Next time you’re on your way to Coney Island, before you hurry out of the Stillwell Avenue Station and exit the turnstile, look up at the roof you are standing under. The Stillwell Avenue Terminal Train Shed, completed in May 2004, is covered with 2,730 identical solar panels! Together, these solar panels produce between 220,000 to 250,000 kilowatts of clean solar energy hours per year or 10-15% of the terminal’s annual energy usage.
Produced by a German manufacturer, the custom solar panels are approximately 5 square feet, 5% transparent, and triple-laminated for durability. They are also designed to be surrounded by clear glass to ensure that enough sunlight can still reach the train platform.
We attended a tour of the Stillwell Avenue Terminal Train Shed organized by GreenHomeNYC and given by Tony Daniels, one of the architects of record for the project, to learn more about this project and the challenges the team faced during the project’s design and construction phase.
The first challenge was durability. Daniels explained, “it’s innovative but for NYC transit, its got to be tough,” a fact which lead facility planners and project managers to use a 35-year term in their design. Given the project’s location in a Hurricane Zone, the project was designed to strict codes and standards, such as the Miami-Dade County hurricane protocols for solar glazing. Additionally, the panels were tested by a laboratory in York, PA which fired projectiles out of a cannon at the panels to test the panel’s resistance. The panels are also designed to require minimal maintenance but should replacement ever be necessary, a catwalk system is in place.

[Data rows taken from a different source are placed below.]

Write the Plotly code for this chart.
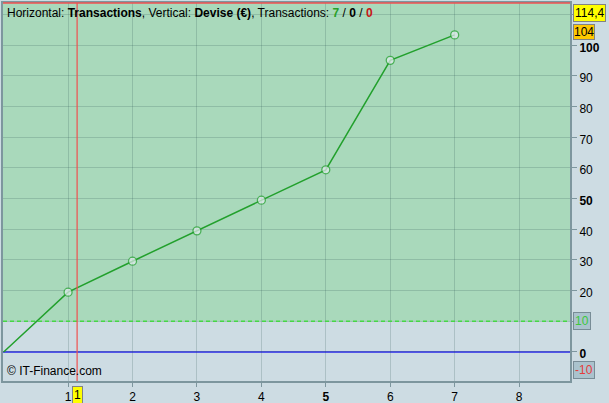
import plotly.graph_objects as go

# Data
trade_index = [0, 1, 2, 3, 4, 5, 6, 7]
equity = [0, 19.5, 29.6, 39.5, 49.5, 59.4, 95.1, 103.4]

x_tick_vals = [1, 2, 3, 4, 5, 6, 7, 8]
x_tick_text = ["1", "2", "3", "4", "<b>5</b>", "6", "7", "8"]
y_tick_vals = [0, 10, 20, 30, 40, 50, 60, 70, 80, 90, 100, 110]
y_tick_text = ["<b>0</b>", "", "20", "30", "40", "<b>50</b>", "60", "70", "80", "90", "<b>100</b>", ""]

threshold = 10
cursor_x = 1.14
x_range = [-0.01, 8.79]
y_range = [-9.46, 113.8]

FONT = "Liberation Sans, Arial, sans-serif"
BG = "rgb(205,220,227)"
GREEN_BG = "rgb(169,217,187)"

marker_sizes = [0] + [8] * (len(trade_index) - 1)

fig = go.Figure()

fig.add_trace(go.Scatter(
    x=trade_index, y=equity, mode="lines+markers",
    line=dict(color="rgb(34,160,44)", width=1.5),
    marker=dict(size=marker_sizes, color="rgb(228,236,240)",
                line=dict(color="rgb(34,160,44)", width=1.3)),
    showlegend=False, hoverinfo="skip",
))

shapes = [
    dict(type="rect", xref="paper", yref="y", x0=0, x1=1, y0=threshold, y1=y_range[1],
         fillcolor=GREEN_BG, line=dict(width=0), layer="below"),
    dict(type="line", xref="paper", yref="y", x0=0, x1=1, y0=threshold, y1=threshold,
         line=dict(color="rgb(70,215,70)", width=1.5, dash="4px,3px"), layer="above"),
    dict(type="line", xref="paper", yref="y", x0=0, x1=1, y0=0, y1=0,
         line=dict(color="rgb(40,40,235)", width=1.3), layer="below"),
    dict(type="line", xref="x", yref="paper", x0=cursor_x, x1=cursor_x, y0=0, y1=1,
         line=dict(color="rgb(240,80,80)", width=1.2), layer="above"),
    dict(type="line", xref="paper", yref="paper", x0=0, x1=1, y0=1, y1=1,
         line=dict(color="rgb(240,80,80)", width=1.5), layer="above"),
]

annotations = [
    dict(xref="paper", yref="paper", x=0.003, y=0.997, xanchor="left", yanchor="top",
         showarrow=False, align="left",
         text=("Horizontal: <b>Transactions</b>, Vertical: <b>Devise (€)</b>, Transactions: "
               "<span style='color:rgb(40,160,40)'><b>7</b></span> / <b>0</b> / "
               "<span style='color:rgb(200,20,20)'><b>0</b></span>"),
         font=dict(family=FONT, size=12, color="black")),
    dict(xref="paper", yref="paper", x=0.003, y=0.003, xanchor="left", yanchor="bottom",
         showarrow=False, text="© IT-Finance.com",
         font=dict(family=FONT, size=12, color="black")),
    dict(xref="paper", yref="paper", x=1.005, y=0.997, xanchor="left", yanchor="top",
         showarrow=False, text="114,4", bgcolor="rgb(255,255,0)",
         bordercolor="rgb(130,130,130)", borderwidth=1, borderpad=1,
         font=dict(family=FONT, size=12, color="black")),
    dict(xref="paper", yref="y", x=1.005, y=equity[-1] + 1.0, xanchor="left", yanchor="middle",
         showarrow=False, text="104", bgcolor="rgb(255,200,0)",
         bordercolor="rgb(130,130,130)", borderwidth=1, borderpad=0,
         font=dict(family=FONT, size=12, color="black")),
    dict(xref="paper", yref="y", x=1.005, y=threshold, xanchor="left", yanchor="middle",
         showarrow=False, text="10", bgcolor="rgb(170,195,205)",
         bordercolor="rgb(120,140,150)", borderwidth=1, borderpad=1,
         font=dict(family=FONT, size=12, color="rgb(60,200,60)")),
    dict(xref="paper", yref="paper", x=1.005, y=0.005, xanchor="left", yanchor="bottom",
         showarrow=False, text="-10", bgcolor="rgb(170,195,205)",
         bordercolor="rgb(120,140,150)", borderwidth=1, borderpad=1,
         font=dict(family=FONT, size=12, color="rgb(230,60,60)")),
    dict(xref="x", yref="paper", x=cursor_x, y=-0.012, xanchor="center", yanchor="top",
         showarrow=False, text="1", bgcolor="rgb(255,255,0)",
         bordercolor="rgb(130,130,130)", borderwidth=1, borderpad=1,
         font=dict(family=FONT, size=12, color="black")),
]

fig.update_layout(
    width=609, height=403,
    margin=dict(l=3, r=39, t=3, b=22, autoexpand=False),
    paper_bgcolor=BG, plot_bgcolor=BG,
    shapes=shapes, annotations=annotations,
    showlegend=False,
    xaxis=dict(range=x_range, tickvals=x_tick_vals, ticktext=x_tick_text,
               automargin=False,
               showgrid=True, gridcolor="rgba(40,80,80,0.2)", gridwidth=1,
               zeroline=False, showline=True, mirror=True,
               linecolor="rgb(125,150,158)", linewidth=2,
               ticks="outside", ticklen=4, tickcolor="rgb(125,150,158)",
               tickfont=dict(family=FONT, size=12, color="black")),
    yaxis=dict(range=y_range, side="right", tickvals=y_tick_vals, ticktext=y_tick_text,
               automargin=False, ticklabelshift=2,
               showgrid=True, gridcolor="rgba(40,80,80,0.2)", gridwidth=1,
               zeroline=False, showline=True, mirror=True,
               linecolor="rgb(125,150,158)", linewidth=2,
               ticks="outside", ticklen=5, tickcolor="rgb(125,150,158)",
               tickfont=dict(family=FONT, size=12, color="black")),
)

fig.write_html("out.html", config={"displayModeBar": False},
               post_script="document.body.style.margin='0';document.body.style.overflow='hidden';")
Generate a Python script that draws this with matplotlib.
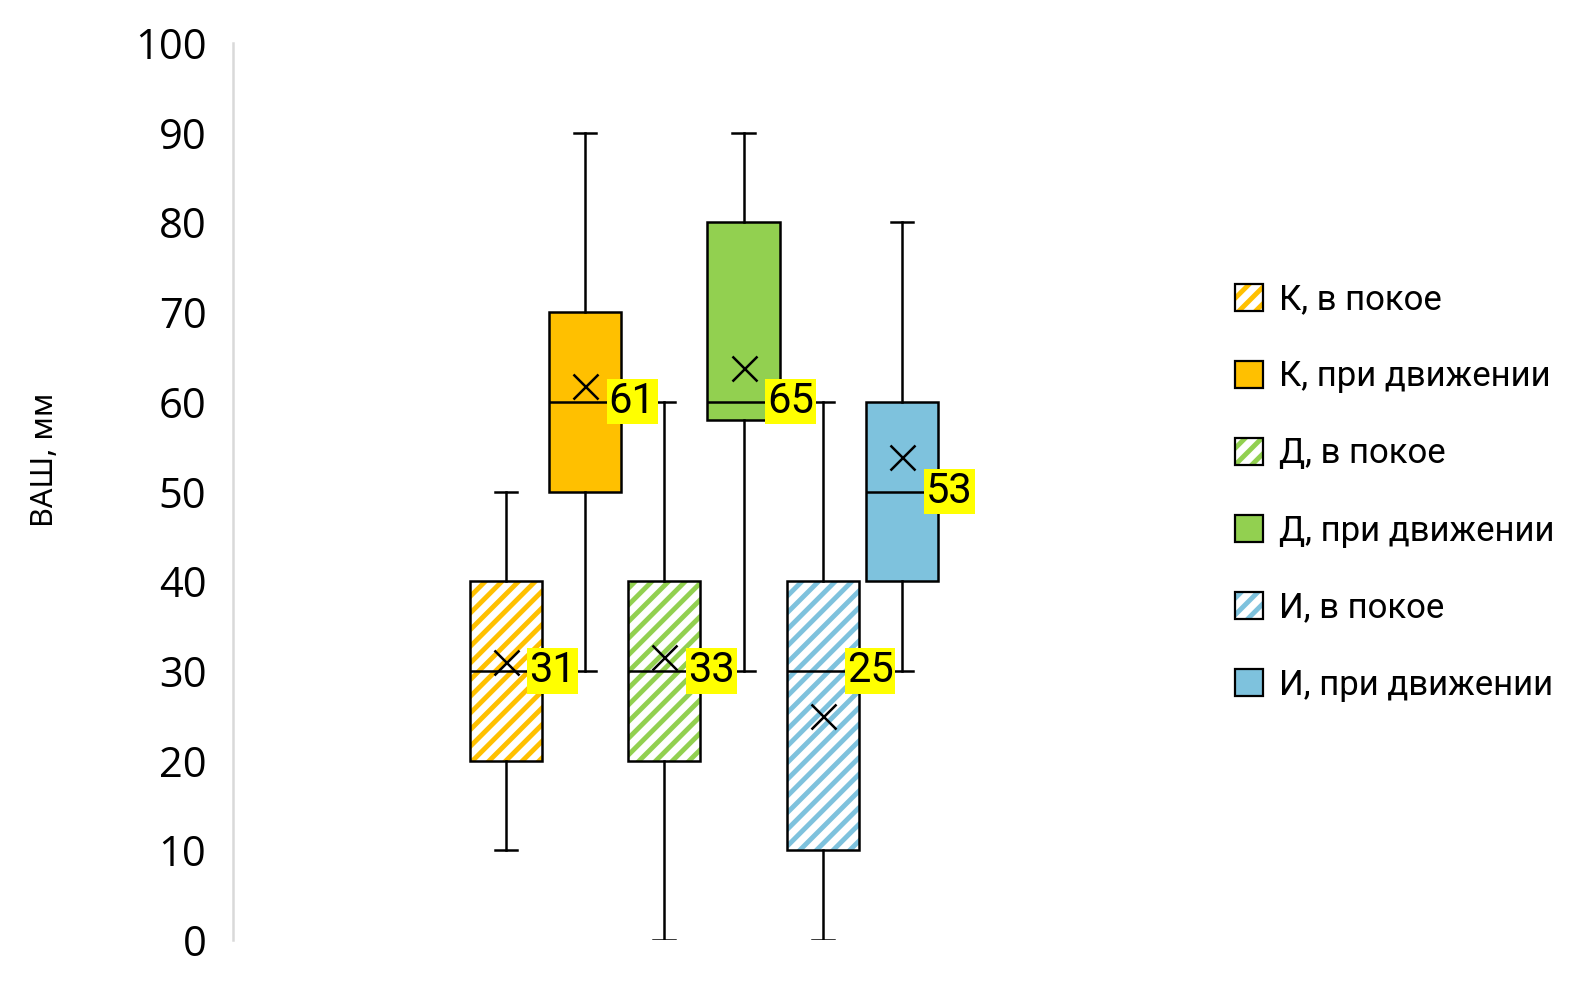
import matplotlib
matplotlib.use("Agg")
import matplotlib.pyplot as plt
from matplotlib.patches import Patch

plt.rcParams['hatch.linewidth'] = 3.5

# ВАШ, мм по группам
groups = ['К, в покое', 'К, при движении', 'Д, в покое', 'Д, при движении',
          'И, в покое', 'И, при движении']
whislo = [10, 30, 0, 30, 0, 30]
q1 = [20, 50, 20, 58, 10, 40]
med = [30, 60, 30, 60, 30, 50]
q3 = [40, 70, 40, 80, 40, 60]
whishi = [50, 90, 60, 90, 60, 80]
means = [31, 61.8, 31.5, 63.8, 25, 53.8]
labels = [31, 61, 33, 65, 25, 53]
colors = ['#FFC000', '#FFC000', '#92D050', '#92D050', '#7EC2DD', '#7EC2DD']
hatched = [True, False, True, False, True, False]

narrow = ['Roboto', 'DejaVu Sans']

fig = plt.figure(figsize=(15.73, 9.83), dpi=100)
ax = fig.add_axes([0.148, 0.0437, 0.602, 0.9126])

stats = []
for i in range(len(groups)):
    stats.append({'whislo': whislo[i], 'q1': q1[i], 'med': med[i], 'q3': q3[i],
                  'whishi': whishi[i], 'mean': means[i], 'fliers': []})

pos = list(range(1, len(groups) + 1))
bp = ax.bxp(stats, positions=pos, widths=0.91, capwidths=0.28, patch_artist=True,
            showmeans=True, showfliers=False,
            boxprops=dict(linewidth=1.8, edgecolor='black'),
            whiskerprops=dict(linewidth=1.8, color='black'),
            capprops=dict(linewidth=1.8, color='black'),
            medianprops=dict(linewidth=1.8, color='black'),
            meanprops=dict(marker='x', markersize=18, markeredgewidth=1.8,
                           markeredgecolor='black'))

for i, box in enumerate(bp['boxes']):
    if hatched[i]:
        hp = plt.Polygon(box.get_path().vertices, closed=True, facecolor='white',
                         edgecolor=colors[i], hatch='//', linewidth=0, zorder=1.9)
        ax.add_patch(hp)
        box.set_facecolor('none')
        box.set_zorder(2.1)
    else:
        box.set_facecolor(colors[i])

for i in range(len(groups)):
    ax.text(pos[i] + 0.3, med[i], str(labels[i]), ha='left', va='center',
            fontsize=30, family=narrow, zorder=5,
            bbox=dict(facecolor='#FFFF00', edgecolor='none', pad=1.5))

ax.set_xlim(-2.44, 9.5)
ax.set_ylim(0, 100)
ax.set_yticks(range(0, 101, 10))
ax.tick_params(axis='y', length=0, pad=19, labelsize=30)
for t in ax.get_yticklabels():
    t.set_family('Open Sans')
ax.set_xticks([])
for s in ['top', 'right', 'bottom']:
    ax.spines[s].set_visible(False)
ax.spines['left'].set_color('#D9D9D9')
ax.spines['left'].set_linewidth(1.8)

fig.text(45 / 1573, 1 - 460 / 983, 'ВАШ, мм', rotation=90, ha='center', va='center',
         fontsize=22, family=['Noto Sans', 'DejaVu Sans'])

handles = []
for i in range(len(groups)):
    if hatched[i]:
        h1 = Patch(facecolor='white', edgecolor=colors[i], hatch='//', linewidth=0)
        h2 = Patch(facecolor='none', edgecolor='black', linewidth=1.6)
        handles.append((h1, h2))
    else:
        handles.append(Patch(facecolor=colors[i], edgecolor='black', linewidth=1.6))

fig.legend(handles, groups, loc='center left', bbox_to_anchor=(0.776, 0.499),
           borderaxespad=0, frameon=False, prop={'family': narrow, 'size': 25},
           handlelength=0.82, handleheight=0.82, handletextpad=0.45, labelspacing=1.27)

fig.savefig('out.png', dpi=100)
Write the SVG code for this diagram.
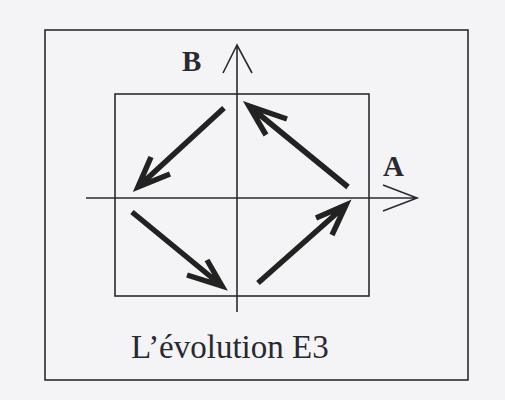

At the time of construction, another obstacle was negotiating with Con Edison who was not required to allow net metering and treated the project as a small power generating facility. Back in 2002, this project was a bit avant-garde, and Con Edison was concerned that if power fed back into the grid, it could damage it. This explains, in part, why the facility was actually designed to ensure that the power produced by the solar panels did not exceed the net total power used by the facility. This design ensured that there was only a small risk of feeding power back into the grid.
Cost was another challenge. As Daniels explained, the facility, “had to be maintainable, it [had] to be replaceable [and it had] to be simple.” And although the design team, “cut detailing down to its bare essence,” and made the project as simple as possible, the project was still a, “tremendously customized application,” which drove up costs. While there is no analysis available for the estimated payback by the end of its 35 year term due to multiple externalities, the project will pay back its initial investment and save the transit system money.
While critics for the project certainly exist, citing both cost and the project’s actual power generation, the Stillwell Avenue Terminal Train Shed was still a trail-blazing project; it contributed to the greater conversation of renewable energy and helped clear the way for other solar projects throughout NYC.
And finally, the design is notable because it uses low voltage to deter pigeons from roosting up above– who knew?